(Figure scripts)
------------------------------------------------------------

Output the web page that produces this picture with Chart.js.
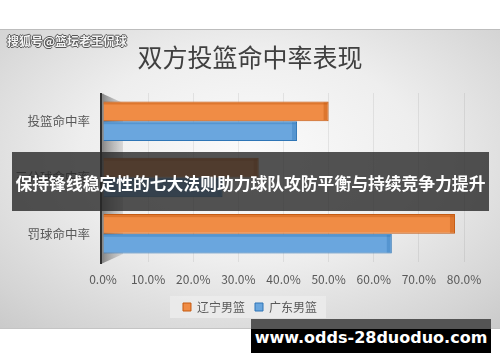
<!DOCTYPE html>
<html>
<head>
<meta charset="utf-8">
<script src="https://cdn.jsdelivr.net/npm/chart.js@4.4.0/dist/chart.umd.min.js"></script>
<style>
    html, body { margin: 0; padding: 0; background: #fff; }
    body { width: 500px; height: 362px; position: relative; overflow: hidden; font-family: "Noto Sans CJK SC", sans-serif; }
    #chartBox {
        position: absolute; left: 0; top: 29px; width: 500px; height: 300px;
        box-sizing: border-box; border-top: 1px solid #bdbdbd; border-bottom: 1px solid #c4c4c4;
        background: radial-gradient(ellipse 75% 80% at 50% 42%, #fbfbfb 0%, #eeeeee 45%, #d4d4d4 85%, #c9c9c9 100%);
    }
    #watermark {
        position: absolute; left: 7px; top: 32px; font-size: 12px; font-weight: bold; color: #f4f4f4;
        text-shadow: 1px 0 0 #555, -1px 0 0 #555, 0 1px 0 #555, 0 -1px 0 #555;
    }
    #banner {
        position: absolute; left: 12px; top: 152px; width: 477px; height: 59px;
        background: rgba(40, 40, 40, 0.8); color: #fff; font-weight: bold; font-size: 16.8px;
        line-height: 62px; text-align: center; white-space: nowrap;
    }
    #site {
        position: absolute; left: 251px; top: 319px; width: 240px; height: 34px;
        background: linear-gradient(to bottom, #545454 0, #545454 10px, #000 10px);
        color: #fff; font-family: "DejaVu Sans", sans-serif; font-weight: bold; font-size: 16px;
        line-height: 38px; text-align: center; white-space: nowrap;
    }
</style>
</head>
<body>
<div id="chartBox"><canvas id="myChart"></canvas></div>
<div id="watermark">搜狐号@篮坛老王侃球</div>
<div id="banner">保持锋线稳定性的七大法则助力球队攻防平衡与持续竞争力提升</div>
<div id="site">www.odds-28duoduo.com</div>
<script>
'use strict';

let categories = ['投篮命中率', '三分球命中率', '罚球命中率'];
let seriesNames = ['辽宁男篮', '广东男篮'];
let liaoningValues = [50, 34.5, 78];
let guangdongValues = [43, 26.5, 64];
let tickValues = [0, 10, 20, 30, 40, 50, 60, 70, 80];
let chartTitle = '双方投篮命中率表现';

const fontFamily = '"Noto Sans CJK SC", sans-serif';
const textColor = '#595959';

// left wall of the 3d plot
let wallPlugin = {
    id: 'wall',
    beforeDatasetsDraw: function (chart) {
        let ctx = chart.ctx;
        let a = chart.chartArea;
        let x0 = a.left - 2;
        ctx.save();
        let grad = ctx.createLinearGradient(x0, 0, x0 + 22, 0);
        grad.addColorStop(0, 'rgba(110,110,110,0.85)');
        grad.addColorStop(1, 'rgba(170,170,170,0.35)');
        ctx.fillStyle = grad;
        ctx.beginPath();
        ctx.moveTo(x0, a.top);
        ctx.lineTo(x0 + 22, a.top + 10);
        ctx.lineTo(x0 + 22, a.bottom - 8);
        ctx.lineTo(x0, a.bottom + 2);
        ctx.closePath();
        ctx.fill();
        ctx.fillStyle = '#2f2f2f';
        ctx.fillRect(x0 - 1, a.top, 2, a.bottom - a.top + 2);
        ctx.restore();
    }
};

// darker end face on each bar
let barFacePlugin = {
    id: 'barFace',
    afterDatasetsDraw: function (chart) {
        let ctx = chart.ctx;
        ctx.save();
        chart.data.datasets.forEach(function (ds, i) {
            chart.getDatasetMeta(i).data.forEach(function (bar) {
                let top = bar.y - bar.height / 2;
                ctx.fillStyle = ds.faceColor;
                ctx.fillRect(bar.x - 5, top + 1, 4, bar.height - 2);
                ctx.fillRect(bar.base, top + 1, bar.x - bar.base - 1, 2);
            });
        });
        ctx.restore();
    }
};

let legendBgPlugin = {
    id: 'legendBg',
    beforeDraw: function (chart) {
        let boxes = chart.legend.legendHitBoxes;
        if (!boxes || !boxes.length) return;
        let first = boxes[0];
        let last = boxes[boxes.length - 1];
        let ctx = chart.ctx;
        ctx.save();
        ctx.fillStyle = 'rgba(235,235,235,0.9)';
        ctx.fillRect(first.left - 13, first.top - 5, last.left + last.width - first.left + 22, first.height + 10);
        ctx.restore();
    }
};

let ctx = document.getElementById('myChart').getContext('2d');
let myChart = new Chart(ctx, {
    type: 'bar',
    data: {
        labels: categories,
        datasets: [{
            label: seriesNames[0],
            data: liaoningValues,
            backgroundColor: '#F08C45',
            borderColor: '#C55A11',
            faceColor: 'rgba(197,90,17,0.45)',
            borderWidth: 1
        }, {
            label: seriesNames[1],
            data: guangdongValues,
            backgroundColor: '#6AA6DE',
            borderColor: '#2E75B6',
            faceColor: 'rgba(46,117,182,0.35)',
            borderWidth: 1
        }]
    },
    options: {
        indexAxis: 'y',
        responsive: true,
        maintainAspectRatio: false,
        animation: false,
        layout: { padding: { left: 0, right: 0, top: 0, bottom: 5 } },
        datasets: {
            bar: { categoryPercentage: 0.7, barPercentage: 1 }
        },
        scales: {
            x: {
                min: 0,
                max: 80,
                afterBuildTicks: function (scale) {
                    scale.ticks = tickValues.map(v => ({ value: v }));
                },
                afterFit: function (scale) { scale.height = 29; },
                ticks: {
                    padding: 10,
                    color: textColor,
                    font: { family: fontFamily, size: 12 },
                    callback: v => v.toFixed(1) + '%'
                },
                grid: { color: 'rgba(0,0,0,0.07)', drawTicks: false },
                border: { display: false }
            },
            y: {
                afterFit: function (scale) { scale.width = 103; },
                ticks: {
                    padding: 13,
                    color: textColor,
                    font: { family: fontFamily, size: 12.5 }
                },
                grid: { display: false, drawTicks: false },
                border: { display: false }
            },
            // empty right axis, only keeps room for the last tick label
            yRight: {
                type: 'category',
                position: 'right',
                afterFit: function (scale) { scale.width = 36; },
                ticks: { display: false },
                grid: { display: false, drawTicks: false },
                border: { display: false }
            }
        },
        plugins: {
            title: {
                display: true,
                text: chartTitle,
                color: '#404040',
                font: { family: fontFamily, size: 25, weight: 'normal', lineHeight: 1.2 },
                padding: { top: 12, bottom: 21 }
            },
            legend: {
                position: 'bottom',
                labels: {
                    boxWidth: 8,
                    boxHeight: 8,
                    padding: 10,
                    color: textColor,
                    font: { family: fontFamily, size: 12 }
                }
            },
            tooltip: { enabled: false }
        }
    },
    plugins: [legendBgPlugin, wallPlugin, barFacePlugin]
});
</script>
</body>
</html>
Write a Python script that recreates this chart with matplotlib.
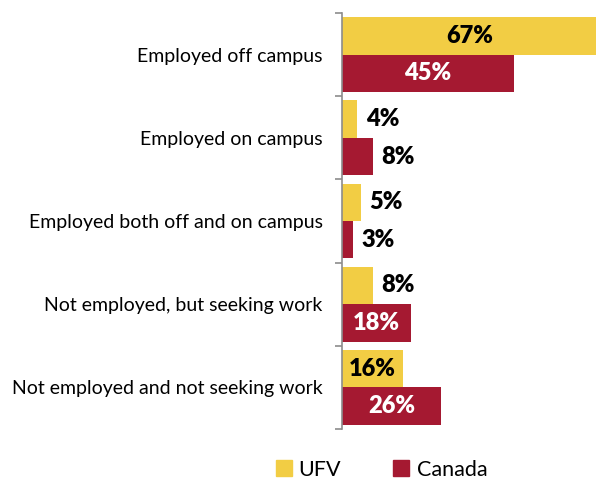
import numpy as np
import matplotlib
matplotlib.use("Agg")
import matplotlib.pyplot as plt
from matplotlib.lines import Line2D

plt.rcParams['font.family'] = ['Lato', 'DejaVu Sans']

categories = [
    "Employed off campus",
    "Employed on campus",
    "Employed both off and on campus",
    "Not employed, but seeking work",
    "Not employed and not seeking work",
]
ufv = [67, 4, 5, 8, 16]
canada = [45, 8, 3, 18, 26]
series_names = ["UFV", "Canada"]

yellow = "#F2CD44"
crimson = "#A51931"

fig = plt.figure(figsize=(5.96, 4.83), dpi=100)
ax = fig.add_axes([342 / 596, 1 - 429 / 483, 1 - 342 / 596, (429 - 13) / 483])

y = np.arange(len(categories))
h = 0.45
ax.barh(y - h / 2, ufv, height=h, color=yellow)
ax.barh(y + h / 2, canada, height=h, color=crimson)

ax.set_xlim(0, 66.6)
ax.set_ylim(len(categories) - 0.5, -0.5)

# value labels: inside for long bars, just past the end for short ones
for vals, offs, txtcol in [(ufv, -h / 2, "black"), (canada, h / 2, "white")]:
    for i, v in enumerate(vals):
        if v >= 15:
            ax.text(v / 2, i + offs, f"{v}%", ha="center", va="center",
                    fontsize=17, fontweight="heavy", color=txtcol)
        else:
            ax.annotate(f"{v}%", (v, i + offs), xytext=(6, 0),
                        textcoords="offset points", ha="left", va="center",
                        fontsize=17, fontweight="heavy", color="black")

for s in ["top", "right", "bottom"]:
    ax.spines[s].set_visible(False)
ax.spines["left"].set_color("#8C8C8C")
ax.spines["left"].set_linewidth(1.2)
ax.set_xticks([])

ax.set_yticks(y)
ax.set_yticklabels(categories, fontsize=14)
ax.tick_params(axis="y", which="major", length=0, pad=14)
ax.set_yticks(np.arange(-0.5, len(categories)), minor=True)
ax.tick_params(axis="y", which="minor", length=5, width=1.2, color="#8C8C8C")

handles = [
    Line2D([], [], marker="s", linestyle="none", markersize=11,
           markerfacecolor=yellow, markeredgecolor=yellow),
    Line2D([], [], marker="s", linestyle="none", markersize=11,
           markerfacecolor=crimson, markeredgecolor=crimson),
]
fig.legend(handles, series_names, loc="center", bbox_to_anchor=(380 / 596, 1 - 470 / 483),
           ncol=2, frameon=False, fontsize=15.5, handletextpad=0.2, columnspacing=2.3,
           handlelength=1.0)

fig.savefig("out.png", dpi=100)
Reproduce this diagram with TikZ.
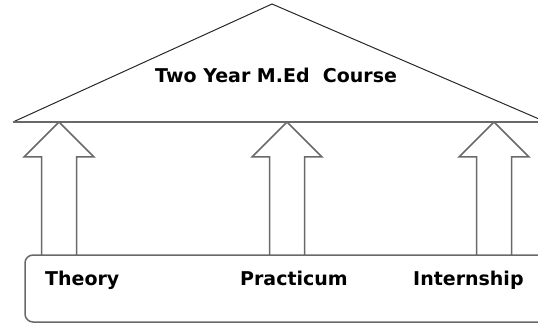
\documentclass[tikz,border=0pt]{standalone}
\usepackage{fontspec}
\setmainfont{DejaVu Sans}
\usetikzlibrary{positioning}
\definecolor{white}{RGB}{255,255,255}
\definecolor{dark_gray}{RGB}{40,40,40}
\definecolor{line_gray}{RGB}{105,105,105}

\begin{document}
\begin{tikzpicture}[x=1pt,y=-1pt]
	\tikzset{label_text/.style={anchor=base west,inner sep=0pt,font=\fontsize{19}{21}\selectfont\bfseries}}
	\useasboundingbox (0,0) rectangle (538,323);
	\clip (0,0) rectangle (538,323);

	% roof
	\coordinate (apex) at (272,4);
	\coordinate (roof_left) at (13,122);
	\coordinate (roof_right) at (546,122);
	\draw[dark_gray,line width=1pt] (roof_left) -- (apex) -- (roof_right);
	\draw[line_gray,line width=1.8pt] (roof_left) -- (roof_right);
	\node[label_text] (course) at (155,83) {Two Year M.Ed\ \ Course};

	% base
	\draw[line_gray,line width=1.5pt,rounded corners=8pt] (560,255) -- (25,255) -- (25,322) -- (560,322);
	\node[label_text] (theory) at (45,285) {Theory};
	\node[label_text] (practicum) at (240,285) {Practicum};
	\node[label_text] (internship) at (413,285) {Internship};

	% pillars
	\foreach \x in {59,287,494}
		\draw[line_gray,line width=1.5pt,fill=white] (\x,122) -- (\x+35,157) -- (\x+17.5,157) -- (\x+17.5,255) -- (\x-17.5,255) -- (\x-17.5,157) -- (\x-35,157) -- cycle;
\end{tikzpicture}
\end{document}
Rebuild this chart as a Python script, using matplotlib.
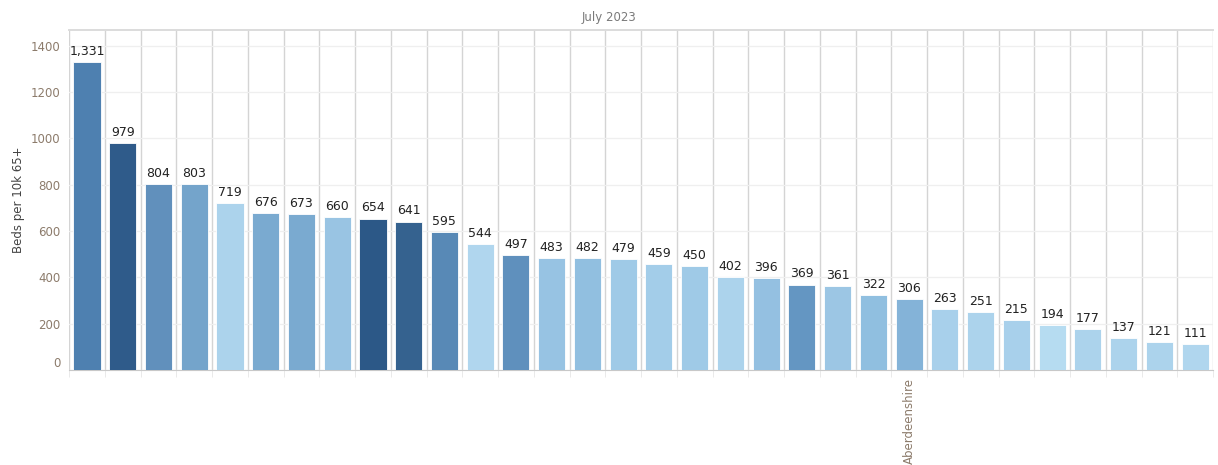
import matplotlib.pyplot as plt
import numpy as np

values = [1331, 979, 804, 803, 719, 676, 673, 660, 654, 641, 595, 544, 497, 483,
          482, 479, 459, 450, 402, 396, 369, 361, 322, 306, 263, 251, 215, 194,
          177, 137, 121, 111]
labels = [""] * len(values)
labels[23] = "Aberdeenshire"
colors = ["#4e80b0", "#2f5b8a", "#6190bc", "#74a4cb", "#acd3ec", "#7aaad0",
          "#7aaad0", "#99c4e3", "#2c5887", "#35628f", "#5889b6", "#b0d6ee",
          "#5f90bd", "#97c3e3", "#91bfe0", "#9fcae7", "#a3cde9", "#9fcae7",
          "#acd3ec", "#94c0e1", "#6496c2", "#9cc6e4", "#90bfe0", "#84b3d8",
          "#a8d0eb", "#acd3ec", "#a8d0eb", "#b6dcf1", "#acd3ec", "#acd3ec",
          "#acd3ec", "#b0d6ee"]

fig = plt.figure(figsize=(12.18, 4.65), dpi=100)
ax = fig.add_axes([0.0567, 0.2043, 0.9392, 0.7312])

x = np.arange(len(values))
ax.bar(x, values, width=0.76, color=colors, edgecolor="white", linewidth=0.6, zorder=3)

for xi, v in zip(x, values):
    ax.annotate(f"{v:,}", (xi, v), xytext=(0, 3), textcoords="offset points",
                ha="center", va="bottom", fontsize=9, fontweight="medium",
                color="#222222", zorder=4)

ax.set_xlim(-0.5, len(values) - 0.5)
ax.set_ylim(0, 1468)

# separators between bars
for b in np.arange(-0.5, len(values), 1.0):
    ax.axvline(b, color="#d4d4d4", lw=1.0, zorder=1)

ax.set_yticks(range(0, 1401, 200))
ax.yaxis.grid(True, color="#efefef", lw=0.9, zorder=0)
ax.tick_params(axis="y", length=0, labelsize=8.5, labelcolor="#8c7b6b", pad=6)
ylab = ax.get_yticklabels()
ylab[0].set_va("bottom")

ax.set_xticks(x)
ax.set_xticklabels(labels, rotation=90, fontsize=8.5, color="#8c7b6b")
ax.tick_params(axis="x", length=0, pad=6)
ax.set_xticks(np.arange(-0.5, len(values), 1.0), minor=True)
ax.tick_params(axis="x", which="minor", length=5, color="#e6e6e6")

for s in ["left", "right"]:
    ax.spines[s].set_visible(False)
ax.spines["bottom"].set_color("#c8c8c8")
ax.spines["top"].set_color("#dcdcdc")
ax.spines["top"].set_linewidth(1.4)

ax.set_ylabel("Beds per 10k 65+", fontsize=8.5, color="#444444", labelpad=4)
fig.text(0.5, 0.962, "July 2023", ha="center", va="center", fontsize=8.5, color="#7a7a7a")

fig.savefig("out.png", dpi=100, facecolor="white")
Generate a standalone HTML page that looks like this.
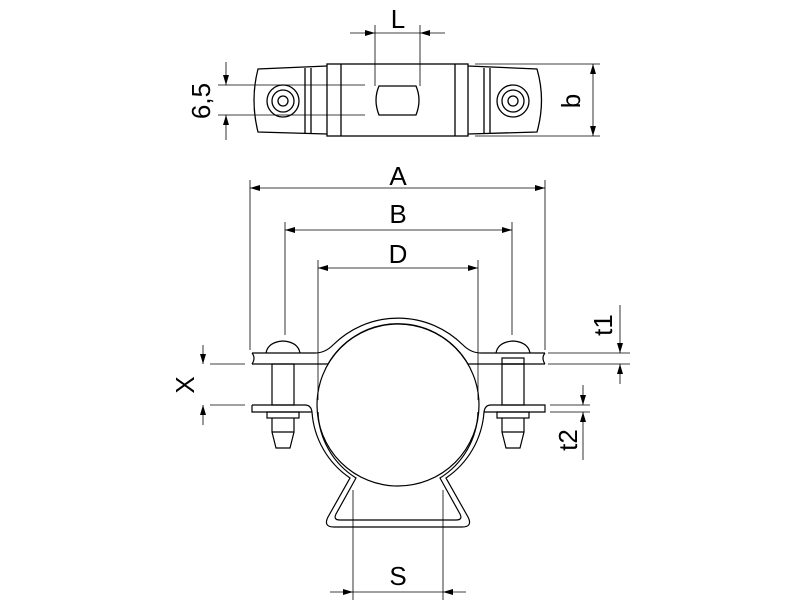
<!DOCTYPE html>
<html><head><meta charset="utf-8"><style>html,body{margin:0;background:#fff}svg{display:block}text{font-family:"Liberation Sans",sans-serif;fill:#000}</style></head><body>
<svg width="800" height="600" viewBox="0 0 800 600" xmlns="http://www.w3.org/2000/svg">
<defs>
<marker id="a" viewBox="0 0 10 6" refX="10" refY="3" markerWidth="10" markerHeight="6" orient="auto-start-reverse" markerUnits="userSpaceOnUse"><path d="M0,0 L10,3 L0,6z" fill="#000"/></marker>
</defs>
<g fill="none" stroke="#000" stroke-width="1.3">
<rect x="327" y="64" width="141" height="72"/>
<line x1="341" y1="64" x2="341" y2="136"/><line x1="455" y1="64" x2="455" y2="136"/>
<path d="M327,66 L258,69 Q250,100 258,132 L327,134"/>
<line x1="305" y1="68" x2="305" y2="133"/><line x1="311" y1="68" x2="311" y2="133"/>
<path d="M468,66 L537,69 Q546,100 537,132 L468,134"/>
<line x1="484" y1="68" x2="484" y2="133"/><line x1="490" y1="68" x2="490" y2="133"/>
<circle cx="283" cy="101" r="16"/><circle cx="283" cy="101" r="11"/><circle cx="283" cy="101" r="5"/>
<circle cx="513" cy="101" r="16"/><circle cx="513" cy="101" r="11"/><circle cx="513" cy="101" r="5"/>
<path d="M379,86 L416,86 Q422,100 416,115 L379,115 Q373,100 379,86z"/>
</g>
<g fill="none" stroke="#000" stroke-width="0.8">
<line x1="375" y1="25" x2="375" y2="86"/><line x1="420" y1="25" x2="420" y2="86"/>
<line x1="350" y1="33" x2="375" y2="33" marker-end="url(#a)"/><line x1="445" y1="33" x2="420" y2="33" marker-end="url(#a)"/>
<line x1="375" y1="33" x2="420" y2="33"/>
<line x1="218" y1="85" x2="365" y2="85"/><line x1="218" y1="115" x2="365" y2="115"/>
<line x1="226" y1="62" x2="226" y2="85" marker-end="url(#a)"/><line x1="226" y1="140" x2="226" y2="115" marker-end="url(#a)"/>
<line x1="475" y1="64" x2="600" y2="64"/><line x1="475" y1="136" x2="600" y2="136"/>
<line x1="593" y1="64" x2="593" y2="136" marker-start="url(#a)" marker-end="url(#a)"/>
<line x1="250" y1="180" x2="250" y2="350"/><line x1="545" y1="180" x2="545" y2="350"/>
<line x1="285" y1="222" x2="285" y2="335"/><line x1="512" y1="222" x2="512" y2="335"/>
<line x1="318" y1="260" x2="318" y2="400"/><line x1="478" y1="260" x2="478" y2="400"/>
<line x1="250" y1="188" x2="545" y2="188" marker-start="url(#a)" marker-end="url(#a)"/>
<line x1="285" y1="230" x2="512" y2="230" marker-start="url(#a)" marker-end="url(#a)"/>
<line x1="318" y1="268" x2="478" y2="268" marker-start="url(#a)" marker-end="url(#a)"/>
<line x1="210" y1="364" x2="245" y2="364"/><line x1="210" y1="405" x2="245" y2="405"/>
<line x1="203" y1="345" x2="203" y2="364" marker-end="url(#a)"/><line x1="203" y1="425" x2="203" y2="405" marker-end="url(#a)"/>
<line x1="548" y1="353" x2="630" y2="353"/><line x1="548" y1="364" x2="630" y2="364"/>
<line x1="620" y1="305" x2="620" y2="353" marker-end="url(#a)"/><line x1="620" y1="384" x2="620" y2="364" marker-end="url(#a)"/>
<line x1="550" y1="405" x2="590" y2="405"/><line x1="550" y1="412" x2="590" y2="412"/>
<line x1="583" y1="385" x2="583" y2="405" marker-end="url(#a)"/><line x1="583" y1="460" x2="583" y2="412" marker-end="url(#a)"/>
<line x1="353" y1="490" x2="353" y2="600"/><line x1="443" y1="490" x2="443" y2="600"/>
<line x1="330" y1="592" x2="353" y2="592" marker-end="url(#a)"/><line x1="466" y1="592" x2="443" y2="592" marker-end="url(#a)"/>
<line x1="353" y1="592" x2="443" y2="592"/>
</g>
<g fill="none" stroke="#000" stroke-width="1.2">
<circle cx="398" cy="405" r="81"/>
<path d="M252,353 L315,353 Q325,353 333,345 A92 92 0 0 1 463,345 Q471,353 481,353 L545,353"/>
<path d="M252,364 L328,364 A81 81 0 0 1 468,364 L545,364"/>
<path d="M252,353 Q256,358 252,364 M545,353 Q541,358 545,364"/>
<path d="M252,405 L305,405 Q311,405 312,412 A87 87 0 0 0 350,478 L328,517 Q323,527 334,527 L462,527 Q473,527 468,517 L446,478 A87 87 0 0 0 484,412 Q485,405 491,405 L545,405 L545,412 L484,412"/>
<path d="M312,412 L252,412 L252,405"/>
<path d="M318,412 A81 81 0 0 0 356,478 L336,514 Q333,520 340,520 L456,520 Q463,520 460,514 L440,478 A81 81 0 0 0 478,412"/>
<path d="M266,353 Q268,342 283,341 Q298,342 300,353"/>
<rect x="272" y="364" width="22" height="41"/><rect x="267" y="412" width="32" height="6"/>
<path d="M272,418 L272,432 L276,448 L290,448 L294,432 L294,418"/><line x1="272" y1="432" x2="294" y2="432"/>
<path d="M496,353 Q498,342 513,341 Q528,342 530,353"/>
<rect x="502" y="358" width="22" height="6"/>
<rect x="502" y="364" width="22" height="41"/><rect x="497" y="412" width="32" height="6"/>
<path d="M502,418 L502,432 L506,448 L520,448 L524,432 L524,418"/><line x1="502" y1="432" x2="524" y2="432"/>
</g>
<g font-size="26">
<text x="398" y="28" text-anchor="middle">L</text>
<text x="398" y="185" text-anchor="middle">A</text>
<text x="398" y="223" text-anchor="middle">B</text>
<text x="398" y="263" text-anchor="middle">D</text>
<text x="398" y="585" text-anchor="middle">S</text>
<text transform="translate(210,101) rotate(-90)" text-anchor="middle">6,5</text>
<text transform="translate(580,101) rotate(-90)" text-anchor="middle">b</text>
<text transform="translate(194,385) rotate(-90)" text-anchor="middle">X</text>
<text transform="translate(612,325) rotate(-90)" text-anchor="middle">t1</text>
<text transform="translate(577,440) rotate(-90)" text-anchor="middle">t2</text>
</g>
</svg>
</body></html>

------------------------------------------------------------

* [TASK DIRECTIONS] Leave the pictures out and reproduce exactly the lines from the top of the listing above through the line with "let chartTitle = '双方投篮命中率表现';".

* [RESPONSE BELOW]
Output the web page that produces this picture with Chart.js.
<!DOCTYPE html>
<html>
<head>
<meta charset="utf-8">
<script src="https://cdn.jsdelivr.net/npm/chart.js@4.4.0/dist/chart.umd.min.js"></script>
<style>
    html, body { margin: 0; padding: 0; background: #fff; }
    body { width: 500px; height: 362px; position: relative; overflow: hidden; font-family: "Noto Sans CJK SC", sans-serif; }
    #chartBox {
        position: absolute; left: 0; top: 29px; width: 500px; height: 300px;
        box-sizing: border-box; border-top: 1px solid #bdbdbd; border-bottom: 1px solid #c4c4c4;
        background: radial-gradient(ellipse 75% 80% at 50% 42%, #fbfbfb 0%, #eeeeee 45%, #d4d4d4 85%, #c9c9c9 100%);
    }
    #watermark {
        position: absolute; left: 7px; top: 32px; font-size: 12px; font-weight: bold; color: #f4f4f4;
        text-shadow: 1px 0 0 #555, -1px 0 0 #555, 0 1px 0 #555, 0 -1px 0 #555;
    }
    #banner {
        position: absolute; left: 12px; top: 152px; width: 477px; height: 59px;
        background: rgba(40, 40, 40, 0.8); color: #fff; font-weight: bold; font-size: 16.8px;
        line-height: 62px; text-align: center; white-space: nowrap;
    }
    #site {
        position: absolute; left: 251px; top: 319px; width: 240px; height: 34px;
        background: linear-gradient(to bottom, #545454 0, #545454 10px, #000 10px);
        color: #fff; font-family: "DejaVu Sans", sans-serif; font-weight: bold; font-size: 16px;
        line-height: 38px; text-align: center; white-space: nowrap;
    }
</style>
</head>
<body>
<div id="chartBox"><canvas id="myChart"></canvas></div>
<div id="watermark">搜狐号@篮坛老王侃球</div>
<div id="banner">保持锋线稳定性的七大法则助力球队攻防平衡与持续竞争力提升</div>
<div id="site">www.odds-28duoduo.com</div>
<script>
'use strict';

let categories = ['投篮命中率', '三分球命中率', '罚球命中率'];
let seriesNames = ['辽宁男篮', '广东男篮'];
let liaoningValues = [50, 34.5, 78];
let guangdongValues = [43, 26.5, 64];
let tickValues = [0, 10, 20, 30, 40, 50, 60, 70, 80];
let chartTitle = '双方投篮命中率表现';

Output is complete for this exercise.